Whether you live in the desert or just plan to visit you must know your limits, prepare for the heat of the desert, and use common sense. Dehydration and heat related illnesses are primary dangers in desert regions. Each summer many people become ill due to the heat and some even die. Those of us accustomed to the desert heat are not immune. Common sense will tell you that you must pay attention to your body and take care to watch for the signs that you may be pushing yourself too far.
You must protect yourself from the sun. Wear a wide-brimmed hat to shade your head and face from the sun. A bandana around your neck will also offer protection. Do not neglect your eyes and make sure you wear sunglasses. Use plenty of sunscreen and make sure you reapply it according to the manufacturers directions. Lightweight, light colored clothing will also help protect you from the sun. Most importantly be properly hydrated.
Always have water with you in the desert and remember to drink it. The best place for water is in your body, not your water bottle! Begin each day by drinking plenty of water and continue the process throughout the day. When the body becomes overheated, dehydration, heat cramps, heat exhaustion, heat stroke and even death can occur.
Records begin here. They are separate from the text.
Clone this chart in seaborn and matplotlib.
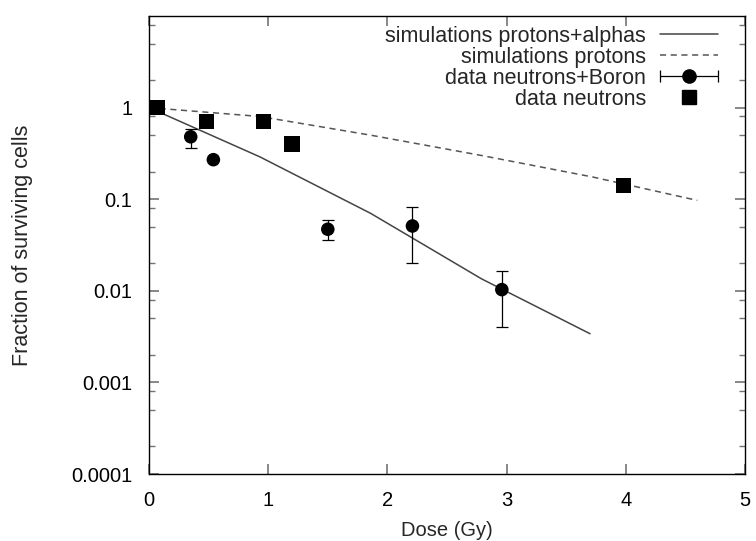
import numpy as np
import matplotlib
matplotlib.use("Agg")
import matplotlib.pyplot as plt
import seaborn as sns
from matplotlib.ticker import FixedLocator, FixedFormatter, NullFormatter
from matplotlib.legend_handler import HandlerErrorbar
from matplotlib.lines import Line2D

# simulation curves
sim_pa_dose = [0.0, 0.93, 1.86, 2.79, 3.70]
sim_pa_frac = [1.0, 0.29, 0.070, 0.0135, 0.0034]
sim_p_dose = [0.0, 0.93, 1.86, 2.79, 3.72, 4.60]
sim_p_frac = [1.0, 0.80, 0.50, 0.30, 0.175, 0.097]

# measured data: neutrons + boron (with error bars)
nb_dose = [0.03, 0.35, 0.54, 1.50, 2.21, 2.96]
nb_frac = [1.0, 0.48, 0.27, 0.047, 0.051, 0.0103]
nb_lo = [1.0, 0.36, 0.27, 0.036, 0.020, 0.0040]
nb_hi = [1.0, 0.58, 0.27, 0.059, 0.082, 0.0164]

# measured data: neutrons only
n_dose = [0.07, 0.48, 0.96, 1.20, 3.98]
n_frac = [1.0, 0.70, 0.70, 0.40, 0.142]

y_major = [1e-4, 1e-3, 1e-2, 1e-1, 1]
y_labels = ["0.0001", "0.001", "0.01", "0.1", "1"]
x_ticks = [0, 1, 2, 3, 4, 5]

sns.set_style("ticks")
plt.rcParams["font.family"] = ["Liberation Sans", "DejaVu Sans"]
fs = 14.5
fs_big = 15.5

fig = plt.figure(figsize=(7.56, 5.41), dpi=100)
ax = fig.add_axes([149 / 756, 1 - 474 / 541, 596 / 756, 458 / 541])

sns.lineplot(x=sim_pa_dose, y=sim_pa_frac, ax=ax, color="#444444", lw=1.1, zorder=2)
sns.lineplot(x=sim_p_dose, y=sim_p_frac, ax=ax, color="#555555", lw=1.1, zorder=2)
ax.lines[-1].set_dashes([4, 3])

nb_frac_a = np.array(nb_frac)
yerr = [nb_frac_a - np.array(nb_lo), np.array(nb_hi) - nb_frac_a]
ax.errorbar(nb_dose, nb_frac, yerr=yerr, fmt="none", ecolor="black", elinewidth=0.9, capsize=4, capthick=0.9, zorder=3)
sns.scatterplot(x=nb_dose, y=nb_frac, ax=ax, marker="o", s=95, color="black", edgecolor="none", zorder=4)
sns.scatterplot(x=n_dose, y=n_frac, ax=ax, marker="s", s=120, color="black", edgecolor="none", zorder=5)

ax.set_yscale("log")
ax.set_xlim(0, 5)
ax.set_ylim(1e-4, 10)

ax.xaxis.set_major_locator(FixedLocator(x_ticks))
ax.set_xticklabels([str(t) for t in x_ticks])
ax.yaxis.set_major_locator(FixedLocator(y_major))
ax.yaxis.set_major_formatter(FixedFormatter(y_labels))
ax.yaxis.set_minor_locator(FixedLocator(sorted(m * 10.0 ** k for k in range(-4, 1) for m in (2, 5, 8))))
ax.yaxis.set_minor_formatter(NullFormatter())
ax.xaxis.set_minor_locator(FixedLocator([]))

ax.tick_params(axis="both", which="major", direction="in", length=7, width=1.2, color="0.45",
               top=True, right=True, labelsize=fs, labelcolor="black")
ax.tick_params(axis="y", which="major", pad=12)
ax.tick_params(axis="x", which="major", pad=12)
ax.tick_params(axis="y", which="minor", direction="in", length=4, width=1.0, color="0.45", right=True)
for sp in ax.spines.values():
    sp.set_color("black")
    sp.set_linewidth(1.0)

ax.set_xlabel("Dose (Gy)", fontsize=fs)
ax.set_ylabel("Fraction of surviving cells", fontsize=fs_big)
ax.yaxis.set_label_coords(-0.195, 0.5)
ax.xaxis.set_label_coords(0.5, -0.103)

# legend handles
h_pa = Line2D([], [], color="#444444", lw=1.1)
h_p = Line2D([], [], color="#555555", lw=1.1, dashes=[4, 3])
h_nb = ax.errorbar([np.nan], [np.nan], xerr=[[0.1], [0.1]], fmt="o", color="black", ms=9.5,
                   elinewidth=0.9, capsize=4, capthick=0.9)
h_n = Line2D([], [], color="black", marker="s", ls="none", ms=10)
leg = ax.legend([h_pa, h_p, h_nb, h_n],
                ["simulations protons+alphas", "simulations protons", "data neutrons+Boron", "data neutrons"],
                loc="upper right", bbox_to_anchor=(0.955, 0.979), frameon=False, markerfirst=False,
                fontsize=fs_big, handlelength=2.7, handletextpad=0.65, labelspacing=0.0, borderpad=0,
                borderaxespad=0, handler_map={type(h_nb): HandlerErrorbar(xerr_size=1.35)})

fig.savefig("out.png", dpi=100)
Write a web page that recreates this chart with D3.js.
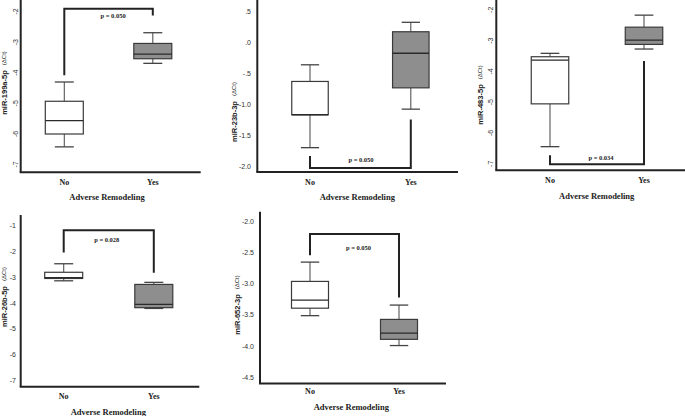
<!DOCTYPE html>
<html><head><meta charset="utf-8">
<script src="https://cdn.jsdelivr.net/npm/d3@7"></script>
<style>body{margin:0;background:#fff}svg{display:block}</style>
</head><body><svg id="c" width="685" height="416"></svg>
<script>
// ---- data ----
const categories = ["No", "Yes"];
const xTitle = "Adverse Remodeling";
const genes = ["miR-199a-5p", "miR-23b-3p", "miR-483-5p", "miR-26b-5p", "miR-652-3p"];
const pLabels = ["p = 0.050", "p = 0.050", "p = 0.034", "p = 0.028", "p = 0.050"];
// tick values and labels per panel
const ticks1 = [-2, -3, -4, -5, -6, -7];
const ticks2 = [0.5, 0, -0.5, -1, -1.5, -2];
const tickLabels2 = [".5", ".0", "-.5", "-1.0", "-1.5", "-2.0"];
const ticks3 = [-2, -3, -4, -5, -6, -7];
const ticks4 = [-1, -2, -3, -4, -5, -6, -7];
const ticks5 = [-2, -2.5, -3, -3.5, -4, -4.5];
const tickLabels5 = ["-2.0", "-2.5", "-3.0", "-3.5", "-4.0", "-4.5"];
// box stats: [lower whisker, Q1, median, Q3, upper whisker]
const no1 = [-6.44, -6.02, -5.58, -4.95, -4.32];
const yes1 = [-3.71, -3.56, -3.41, -3.06, -2.71];
const no2 = [-1.70, -1.17, -1.17, -0.634, -0.366];
const yes2 = [-1.08, -0.737, -0.18, 0.166, 0.318];
const no3 = [-6.46, -5.07, -3.65, -3.54, -3.43];
const yes3 = [-3.29, -3.14, -3.00, -2.58, -2.19];
const no4 = [-3.16, -3.07, -3.04, -2.83, -2.50];
const yes4 = [-4.23, -4.20, -4.07, -3.30, -3.22];
const no5 = [-3.52, -3.40, -3.27, -2.97, -2.66];
const yes5 = [-4.00, -3.90, -3.80, -3.58, -3.35];
// significance bracket: [bar level, No leg end, Yes leg end]
const bracket1 = [-1.93, -4.10, -2.15];
const bracket2 = [-2.027, -1.834, -1.247];
const bracket3 = [-7.03, -6.74, -3.68];
const bracket4 = [-1.20, -2.06, -2.85];
const bracket5 = [-2.21, -2.55, -3.23];

// ---- layout (pixels) ----
const panels = [
  {gene: genes[0], ticks: ticks1, labels: ticks1.map(String), no: no1, yes: yes1, br: bracket1, p: pLabels[0],
   ax: 20.7, xy: 172.3, right: 200.7, top: 0, t0: 11, t1: 164, cx: [64.3, 152.8], bw: 38, rot: true, tlx: 15,
   catY: 182, titleX: 107, titleY: 197, ylx: 4, yly: 83, pdx: 4.5, pdy: 6.7},
  {gene: genes[1], ticks: ticks2, labels: tickLabels2, no: no2, yes: yes2, br: bracket2, p: pLabels[1],
   ax: 257.3, xy: 172, right: 458, top: 0, t0: 11, t1: 166.3, cx: [310, 410.8], bw: 36.5, rot: false, tlx: 251,
   catY: 182.3, titleX: 357.3, titleY: 197.3, ylx: 234, yly: 112, pdx: 0.6, pdy: -8.4},
  {gene: genes[2], ticks: ticks3, labels: ticks3.map(String), no: no3, yes: yes3, br: bracket3, p: pLabels[2],
   ax: 496.3, xy: 170.3, right: 685, top: 0, t0: 9.3, t1: 163.3, cx: [550, 644], bw: 37.5, rot: true, tlx: 490.7,
   catY: 180.5, titleX: 596.7, titleY: 196, ylx: 480, yly: 95, pdx: 4, pdy: -7},
  {gene: genes[3], ticks: ticks4, labels: ticks4.map(String), no: no4, yes: yes4, br: bracket4, p: pLabels[3],
   ax: 20.7, xy: 386.7, right: 199.3, top: 215, t0: 225, t1: 380, cx: [63.7, 153.8], bw: 38, rot: false, tlx: 16,
   catY: 396.7, titleX: 108.3, titleY: 411.5, ylx: 4, yly: 297, pdx: -2, pdy: 9},
  {gene: genes[4], ticks: ticks5, labels: tickLabels5, no: no5, yes: yes5, br: bracket5, p: pLabels[4],
   ax: 260, xy: 383.5, right: 446, top: 211.7, t0: 221, t1: 376.7, cx: [310, 399], bw: 37, rot: false, tlx: 254,
   catY: 391.5, titleX: 351.3, titleY: 406.7, ylx: 237.3, yly: 305, pdx: 4, pdy: 13}
];

const svg = d3.select("#c");
const fills = {No: "#ffffff", Yes: "#8e8e8e"};

panels.forEach(P => {
  const g = svg.append("g");
  const y = d3.scaleLinear().domain([P.ticks[0], P.ticks[P.ticks.length - 1]]).range([P.t0, P.t1]);
  const x = d3.scalePoint().domain(categories).range(P.cx);

  // y tick labels via axis
  const yAxis = d3.axisLeft(y).tickValues(P.ticks).tickSize(0)
    .tickFormat((d, i) => P.labels[i]);
  const ag = g.append("g").attr("transform", `translate(${P.tlx},0)`).call(yAxis);
  ag.select(".domain").remove();
  ag.selectAll("text").attr("font-family", "Liberation Sans, Arial, sans-serif")
    .attr("font-size", 7).attr("fill", "#333").attr("x", 0).attr("dy", null)
    .attr("dominant-baseline", "central");
  if (P.rot) {
    ag.selectAll(".tick text").attr("text-anchor", "middle")
      .attr("transform", "rotate(-90)");
  } else {
    ag.selectAll(".tick text").attr("text-anchor", "end");
  }

  // axis lines
  g.append("line").attr("x1", P.ax).attr("x2", P.ax).attr("y1", P.top).attr("y2", P.xy)
    .attr("stroke", "#222").attr("stroke-width", 2);
  g.append("line").attr("x1", P.ax - 1).attr("x2", P.right).attr("y1", P.xy).attr("y2", P.xy)
    .attr("stroke", "#222").attr("stroke-width", 2);

  // boxes
  const data = [{k: "No", s: P.no}, {k: "Yes", s: P.yes}];
  data.forEach(d => {
    const c = x(d.k), s = d.s, hw = P.bw / 2, cap = P.bw / 4;
    const bg = g.append("g");
    bg.append("line").attr("x1", c).attr("x2", c).attr("y1", y(s[4])).attr("y2", y(s[3]))
      .attr("stroke", "#555").attr("stroke-width", 1.1);
    bg.append("line").attr("x1", c).attr("x2", c).attr("y1", y(s[1])).attr("y2", y(s[0]))
      .attr("stroke", "#555").attr("stroke-width", 1.1);
    bg.append("line").attr("x1", c - cap).attr("x2", c + cap).attr("y1", y(s[4])).attr("y2", y(s[4]))
      .attr("stroke", "#444").attr("stroke-width", 1.3);
    bg.append("line").attr("x1", c - cap).attr("x2", c + cap).attr("y1", y(s[0])).attr("y2", y(s[0]))
      .attr("stroke", "#444").attr("stroke-width", 1.3);
    bg.append("rect").attr("x", c - hw).attr("y", y(s[3])).attr("width", P.bw)
      .attr("height", Math.max(0.5, y(s[1]) - y(s[3])))
      .attr("fill", fills[d.k]).attr("stroke", "#3a3a3a").attr("stroke-width", 1.2);
    bg.append("line").attr("x1", c - hw).attr("x2", c + hw).attr("y1", y(s[2])).attr("y2", y(s[2]))
      .attr("stroke", "#2a2a2a").attr("stroke-width", 1.3);
  });

  // significance bracket
  const b = P.br;
  g.append("path")
    .attr("d", `M${x("No")},${y(b[1])}V${y(b[0])}H${x("Yes")}V${y(b[2])}`)
    .attr("fill", "none").attr("stroke", "#222").attr("stroke-width", 2);
  g.append("text").attr("x", (x("No") + x("Yes")) / 2 + P.pdx).attr("y", y(b[0]) + P.pdy)
    .attr("text-anchor", "middle").attr("dominant-baseline", "central")
    .attr("font-family", "Liberation Serif, Times New Roman, serif").attr("font-weight", "bold")
    .attr("font-size", 6.5).attr("fill", "#222").text(P.p);

  // category labels
  categories.forEach(cat => {
    g.append("text").attr("x", x(cat)).attr("y", P.catY).attr("text-anchor", "middle")
      .attr("dominant-baseline", "central")
      .attr("font-family", "Liberation Serif, Times New Roman, serif").attr("font-weight", "bold")
      .attr("font-size", 8).attr("fill", "#222").text(cat);
  });
  // x title
  g.append("text").attr("x", P.titleX).attr("y", P.titleY).attr("text-anchor", "middle")
    .attr("dominant-baseline", "central")
    .attr("font-family", "Liberation Serif, Times New Roman, serif").attr("font-weight", "bold")
    .attr("font-size", 8.5).attr("fill", "#222").text(xTitle);

  // y title (rotated)
  const yt = g.append("text").attr("transform", `translate(${P.ylx},${P.yly}) rotate(-90)`)
    .attr("text-anchor", "middle").attr("dominant-baseline", "central")
    .attr("font-family", "Liberation Sans, Arial, sans-serif").attr("fill", "#222");
  yt.append("tspan").attr("font-weight", "bold").attr("font-size", 7.5).text(P.gene);
  yt.append("tspan").attr("font-size", 6).attr("dx", 5).text("(ΔCt)");
});
</script></body></html>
Dehydration is loss of water from the tissues of the body. Heat cramps occur during or after the body has experience dehydration. They can be painful but not life- threateningThe symptoms of simple dehydration include: thirst, loss of appetite, dark colored urine, dry skin, dry mouth, light headedness, and fatigue. If water is not replaced when signs of dehydration begin to occur, this may lead to heat exhaustion. If you experience heat exhaustion you may become nauseous, have decreased sweating and urination, and have an increased heart rate. You may also experience increased respiration, tingling in hands and feet, loss of coordination, impaired judgement and increased body temperature.
The most advanced stage of dehydration is heat stroke. Heat stroke occurs when the core temperature of the body rises to dangerous levels and causes tissue damage. Heat stroke is life-threatening and demands immediate attention. Symptoms of heat exhaustion will likely include vomiting, difficulty breathing, rapid pulse, decreased vision, body temperature of 105 degrees or more, seizures, and collapse.
The best treatment for heat related illness is prevention. Drink plenty of water, pay attention to the hear and your body in order to avoid dangerous results from dehydration. Of course, if you or someone you are with exhibits signs of dehydration, heat exhaustion or heat stroke, it is important to cool off, drink water and seek medical attention.
The desert is a beautiful place but it must be treated with respect so that it can be enjoyed safely!